Gorman, Kathleen, S
Malnutrition; Intervention; Prevention; Ready to Use Therapeutic Foods; Global Public Health
Few, if any, tribulations in the field of public health have managed to transcend the epidemiological transition from acute to chronic disease as malnutrition has. Officially, malnutrition is a category of diseases that includes micronutrient deficiency, under-nutrition (calories/protein), as well as excessive nutrition. The World Food Program estimates that 842 million people worldwide do not have access to enough food, approximately 146 million of which are children. The most serious types of hunger are known as Severe Acute Malnutrition (SAM) and Moderate Acute Malnutrition (MAM), with 20 million and 35 million respective cases each year occurring in children less than 5 years of age. While MAM is serious in its own right, when left untreated a child can develop SAM, and suffer from severe wasting of their fat and muscle tissues. Despite current global food production being sufficient for almost twice the world’s population of 7 billion, approximately 15% of all people are under-nourished, the majority of which live in developing nations.

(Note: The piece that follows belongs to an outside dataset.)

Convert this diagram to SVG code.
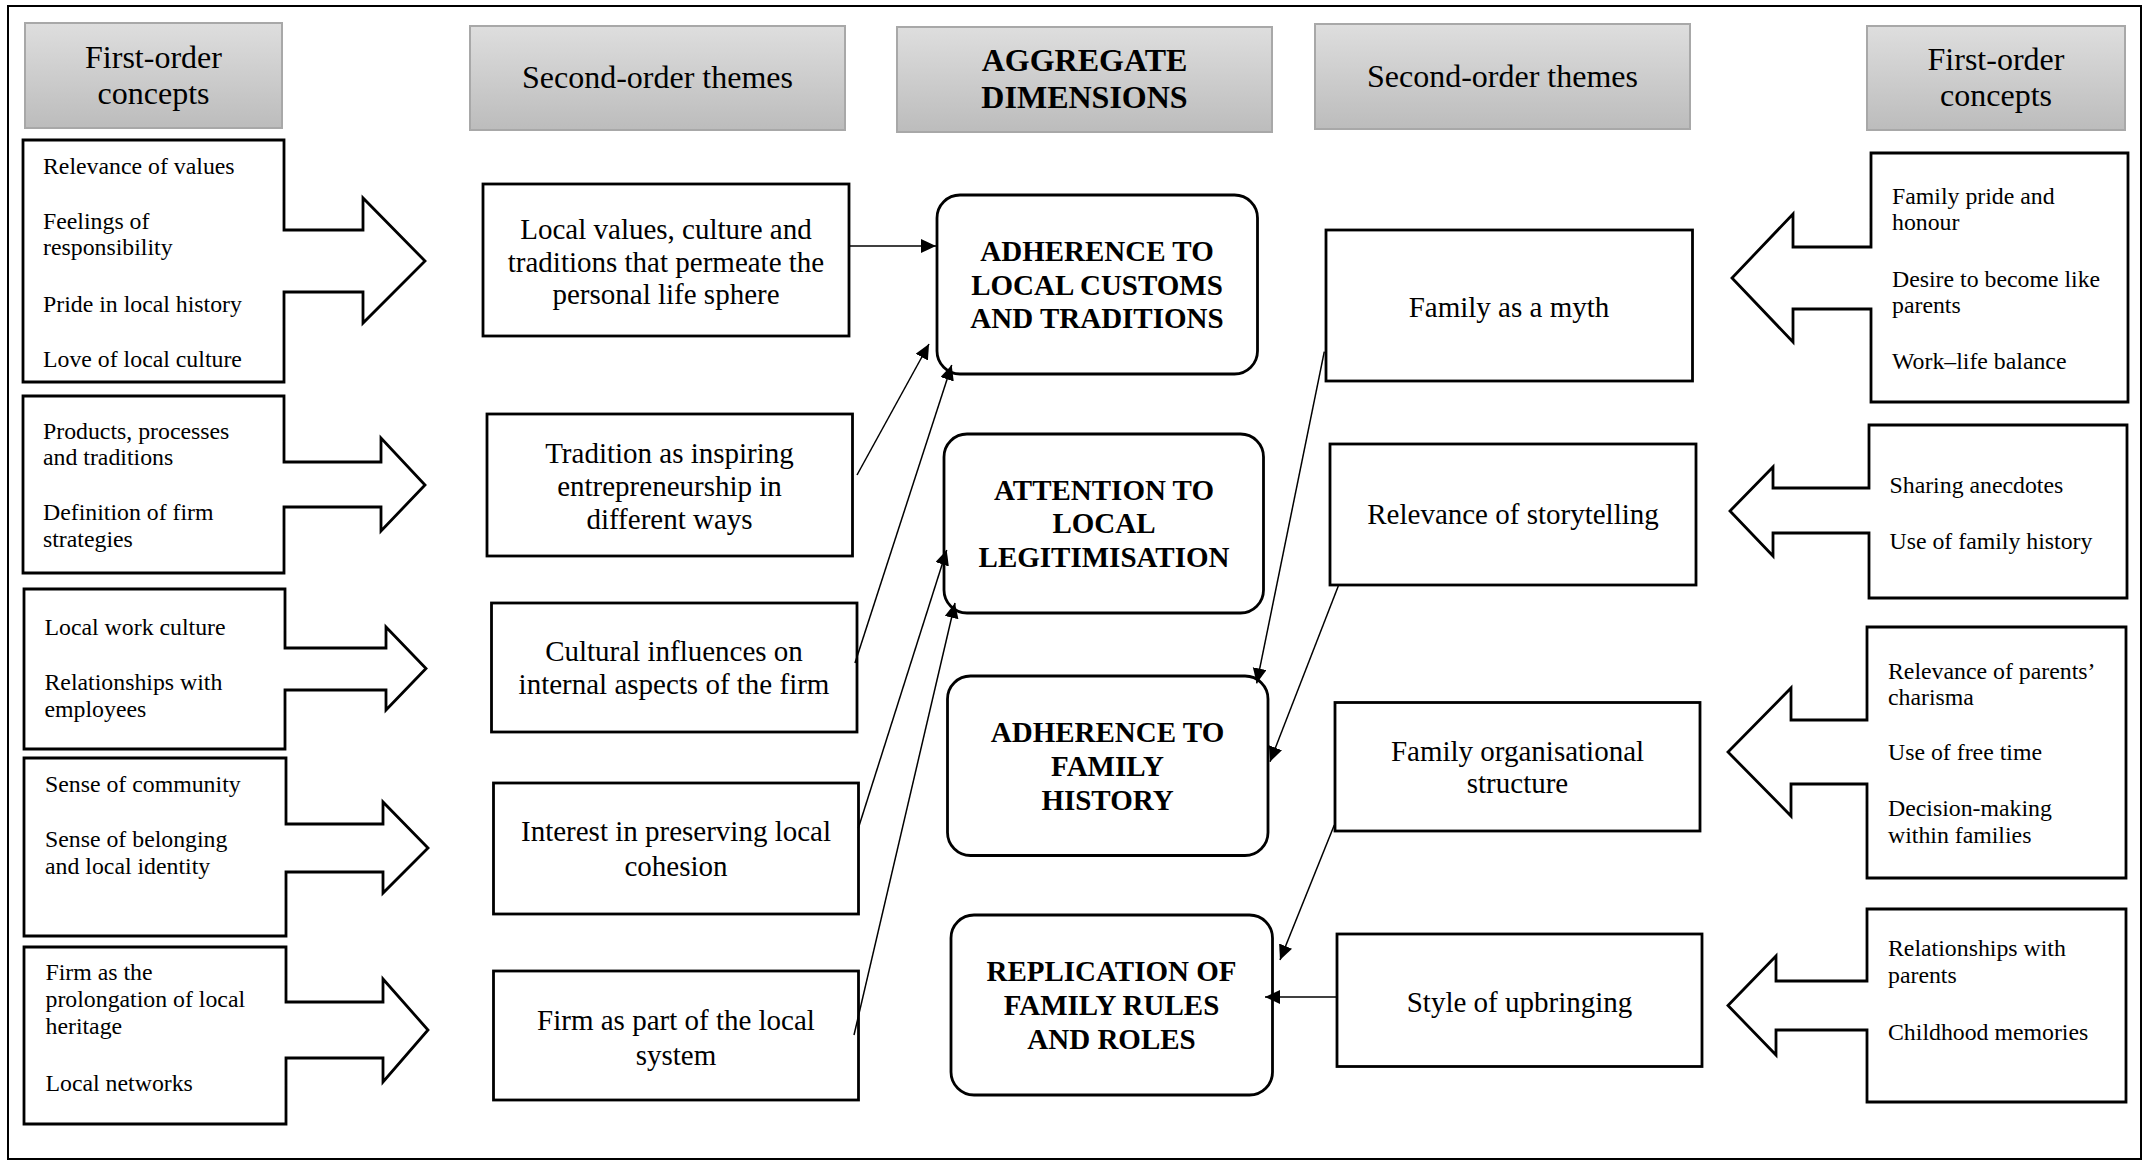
<svg xmlns="http://www.w3.org/2000/svg" width="2149" height="1162" viewBox="0 0 2149 1162">
<defs>
<linearGradient id="hg" x1="0" y1="0" x2="0" y2="1">
<stop offset="0" stop-color="#dedede"/>
<stop offset="1" stop-color="#bcbcbc"/>
</linearGradient>
<marker id="ah" markerUnits="userSpaceOnUse" markerWidth="16" markerHeight="15" refX="15" refY="7" orient="auto">
<path d="M0,0 L15,7 L0,14 z" fill="#000"/>
</marker>
</defs>
<style>
.hdr{fill:url(#hg);stroke:#a8a8a8;stroke-width:2}
.ht{font-family:"Liberation Serif","Times New Roman",serif;font-size:32px;text-anchor:middle;fill:#000}
.htb{font-weight:bold}
.box{fill:#fff;stroke:#000;stroke-width:2.8}
.call{fill:#fff;stroke:#000;stroke-width:2.8;stroke-linejoin:miter}
.agg{fill:#fff;stroke:#000;stroke-width:2.8}
.ct{font-family:"Liberation Serif","Times New Roman",serif;font-size:23.8px;fill:#000}
.tt{font-family:"Liberation Serif","Times New Roman",serif;font-size:29px;text-anchor:middle;fill:#000}
.at{font-family:"Liberation Serif","Times New Roman",serif;font-size:29px;font-weight:bold;text-anchor:middle;fill:#000}
.con{stroke:#000;stroke-width:1.5;fill:none;marker-end:url(#ah)}
</style>
<rect x="8" y="6" width="2133" height="1153" fill="#fff" stroke="#000" stroke-width="2"/>

<g id="headers">
<g id="h-first-left"><rect class="hdr" x="25" y="23" width="257" height="105"/><text class="ht" x="153.5" y="68">First-order</text><text class="ht" x="153.5" y="104">concepts</text></g>
<g id="h-second-left"><rect class="hdr" x="470" y="26" width="375" height="104"/><text class="ht" x="657.5" y="88">Second-order themes</text></g>
<g id="h-aggregate"><rect class="hdr" x="897" y="27" width="375" height="105"/><text class="ht htb" x="1084.5" y="71">AGGREGATE</text><text class="ht htb" x="1084.5" y="108">DIMENSIONS</text></g>
<g id="h-second-right"><rect class="hdr" x="1315" y="24" width="375" height="105"/><text class="ht" x="1502.5" y="87">Second-order themes</text></g>
<g id="h-first-right"><rect class="hdr" x="1867" y="26" width="258" height="104"/><text class="ht" x="1996" y="70">First-order</text><text class="ht" x="1996" y="106">concepts</text></g>
</g>

<g id="L1"><polygon class="call" points="23,140 284,140 284,230 363,230 363,198 425,261 363,323 363,292 284,292 284,382 23,382"/>
<text class="ct" x="43" y="174">Relevance of values</text>
<text class="ct" x="43" y="229">Feelings of</text>
<text class="ct" x="43" y="255">responsibility</text>
<text class="ct" x="43" y="312">Pride in local history</text>
<text class="ct" x="43" y="367">Love of local culture</text></g>

<g id="L2"><polygon class="call" points="23,396 284,396 284,462 381,462 381,438 425,485 381,531 381,507 284,507 284,573 23,573"/>
<text class="ct" x="43" y="439">Products, processes</text>
<text class="ct" x="43" y="465">and traditions</text>
<text class="ct" x="43" y="520">Definition of firm</text>
<text class="ct" x="43" y="547">strategies</text></g>

<g id="L3"><polygon class="call" points="24,589 285,589 285,648 386,648 386,627 426,668.5 386,710 386,690 285,690 285,749 24,749"/>
<text class="ct" x="44.5" y="635">Local work culture</text>
<text class="ct" x="44.5" y="690">Relationships with</text>
<text class="ct" x="44.5" y="717">employees</text></g>

<g id="L4"><polygon class="call" points="24,758 286,758 286,824 383,824 383,802 428,848 383,893 383,872 286,872 286,936 24,936"/>
<text class="ct" x="45" y="792">Sense of community</text>
<text class="ct" x="45" y="847">Sense of belonging</text>
<text class="ct" x="45" y="874">and local identity</text></g>

<g id="L5"><polygon class="call" points="24,947 286,947 286,1002 383,1002 383,979 428,1030 383,1082 383,1058 286,1058 286,1124 24,1124"/>
<text class="ct" x="45.5" y="980">Firm as the</text>
<text class="ct" x="45.5" y="1007">prolongation of local</text>
<text class="ct" x="45.5" y="1034">heritage</text>
<text class="ct" x="45.5" y="1091">Local networks</text></g>

<g id="T1"><rect class="box" x="483" y="184" width="366" height="152"/>
<text class="tt" x="666" y="239">Local values, culture and</text>
<text class="tt" x="666" y="272">traditions that permeate the</text>
<text class="tt" x="666" y="304">personal life sphere</text></g>
<g id="T2"><rect class="box" x="487" y="414" width="365.5" height="142"/>
<text class="tt" x="669.5" y="463">Tradition as inspiring</text>
<text class="tt" x="669.5" y="496">entrepreneurship in</text>
<text class="tt" x="669.5" y="529">different ways</text></g>
<g id="T3"><rect class="box" x="491.5" y="603" width="365.5" height="129"/>
<text class="tt" x="674" y="661">Cultural influences on</text>
<text class="tt" x="674" y="694">internal aspects of the firm</text></g>
<g id="T4"><rect class="box" x="493.5" y="783" width="365" height="131"/>
<text class="tt" x="676" y="841">Interest in preserving local</text>
<text class="tt" x="676" y="876">cohesion</text></g>
<g id="T5"><rect class="box" x="493.5" y="971" width="365" height="129"/>
<text class="tt" x="676" y="1030">Firm as part of the local</text>
<text class="tt" x="676" y="1065">system</text></g>

<g id="A1"><rect class="agg" x="937" y="195" width="320.5" height="179" rx="23"/>
<text class="at" x="1097" y="261">ADHERENCE TO</text>
<text class="at" x="1097" y="295">LOCAL CUSTOMS</text>
<text class="at" x="1097" y="328">AND TRADITIONS</text></g>
<g id="A2"><rect class="agg" x="944" y="434" width="319.5" height="179" rx="23"/>
<text class="at" x="1104" y="500">ATTENTION TO</text>
<text class="at" x="1104" y="533">LOCAL</text>
<text class="at" x="1104" y="567">LEGITIMISATION</text></g>
<g id="A3"><rect class="agg" x="947.5" y="676" width="320.5" height="179.5" rx="23"/>
<text class="at" x="1107.5" y="742">ADHERENCE TO</text>
<text class="at" x="1107.5" y="776">FAMILY</text>
<text class="at" x="1107.5" y="810">HISTORY</text></g>
<g id="A4"><rect class="agg" x="951" y="915" width="321.5" height="180" rx="23"/>
<text class="at" x="1111.5" y="981">REPLICATION OF</text>
<text class="at" x="1111.5" y="1015">FAMILY RULES</text>
<text class="at" x="1111.5" y="1049">AND ROLES</text></g>

<g id="R1"><rect class="box" x="1326" y="230" width="366.5" height="151"/>
<text class="tt" x="1509" y="317">Family as a myth</text></g>
<g id="R2"><rect class="box" x="1330" y="444" width="366" height="141"/>
<text class="tt" x="1513" y="524">Relevance of storytelling</text></g>
<g id="R3"><rect class="box" x="1335" y="702.5" width="365" height="128.5"/>
<text class="tt" x="1517.5" y="761">Family organisational</text>
<text class="tt" x="1517.5" y="793">structure</text></g>
<g id="R4"><rect class="box" x="1337" y="934" width="365" height="132.5"/>
<text class="tt" x="1519.5" y="1012">Style of upbringing</text></g>

<g id="RF1"><polygon class="call" points="2128,153 1871,153 1871,247 1793,247 1793,214 1732,278 1793,342 1793,309 1871,309 1871,402 2128,402"/>
<text class="ct" x="1892" y="204">Family pride and</text>
<text class="ct" x="1892" y="230">honour</text>
<text class="ct" x="1892" y="287">Desire to become like</text>
<text class="ct" x="1892" y="313">parents</text>
<text class="ct" x="1892" y="369">Work–life balance</text></g>
<g id="RF2"><polygon class="call" points="2127,425 1869,425 1869,488 1773,488 1773,467 1730,511 1773,556 1773,533 1869,533 1869,598 2127,598"/>
<text class="ct" x="1889.5" y="493">Sharing anecdotes</text>
<text class="ct" x="1889.5" y="549">Use of family history</text></g>
<g id="RF3"><polygon class="call" points="2126,627 1867,627 1867,720 1791,720 1791,688 1728,752 1791,816 1791,784 1867,784 1867,878 2126,878"/>
<text class="ct" x="1888" y="679">Relevance of parents’</text>
<text class="ct" x="1888" y="705">charisma</text>
<text class="ct" x="1888" y="760">Use of free time</text>
<text class="ct" x="1888" y="816">Decision-making</text>
<text class="ct" x="1888" y="843">within families</text></g>
<g id="RF4"><polygon class="call" points="2126,909 1867,909 1867,981 1776,981 1776,956 1728,1005.5 1776,1055 1776,1030 1867,1030 1867,1102 2126,1102"/>
<text class="ct" x="1888" y="956">Relationships with</text>
<text class="ct" x="1888" y="983">parents</text>
<text class="ct" x="1888" y="1040">Childhood memories</text></g>

<g id="connectors">
<line class="con" x1="849" y1="246" x2="936" y2="246"/>
<line class="con" x1="857" y1="475" x2="929" y2="344"/>
<line class="con" x1="855" y1="663" x2="951.7" y2="365"/>
<line class="con" x1="858.3" y1="828.3" x2="946.7" y2="550"/>
<line class="con" x1="854" y1="1035" x2="955" y2="603"/>
<line class="con" x1="1324.3" y1="351.7" x2="1256.7" y2="683.3"/>
<line class="con" x1="1338.3" y1="586" x2="1270" y2="761.7"/>
<line class="con" x1="1334.3" y1="825" x2="1280" y2="960"/>
<line class="con" x1="1337" y1="997" x2="1265" y2="997"/>
</g>
</svg>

If no intervention occurs, the complications associated with malnutrition may disrupt the body’s fundamental processes, leading to potentially irreversible physical and mental deficits. Both SAM and MAM have also been associated with an increased susceptibility to external pathogens such as Malaria or Tuberculosis; Malaria alone claims the lives of 3000-4000 children every day. Furthermore, the consequences of these complications tend to exacerbate the circumstances that create the initial risk of malnourishment, e.g. disease and developmental deficiencies. In other words, the effects of malnutrition can result in an individual being unable to either work or go to school, leaving them less capable of earning enough money to afford food or education, thus perpetuating the vicious cycle of poverty.
Using a local non-profit organization named Edesia as both a model and a resource, I examined the current policies and procedures in place to alleviate the burden of malnutrition in developing nations. Edesia is part of a network of small organizations known as Plumpyfield, which specializes in the production of a line of ready to use therapeutic foods (RUTFs). Edesia and their counterparts design RUTFs to treat SAM and MAM, as well as supplement local diets in an effort to minimize the effects of malnutrition. International aid organizations such as UNICEF purchase these RUTFs from Edesia and distribute them based on need, which is typically determined by natural disasters or famine due to seasonal crop shortages. Plumpyfield’s mission statement cites prevention by means of reducing the number of people affected as the ultimate goal of their interventions. While their products have been shown to effectively treat the symptoms of malnutrition, the data has not indicated a significant decrease in incidence as an outcome of using RUTFs. As a result, I began to examine the challenges faced by international aid organizations working to reduce global hunger by exploring the following questions: What constitutes an appropriate treatment or intervention? In what ways do these types of programs support or hinder prevention as previously defined? What types of interventions are similar organizations implementing in comparison with the work of Edesia and the rest of Plumpyfield?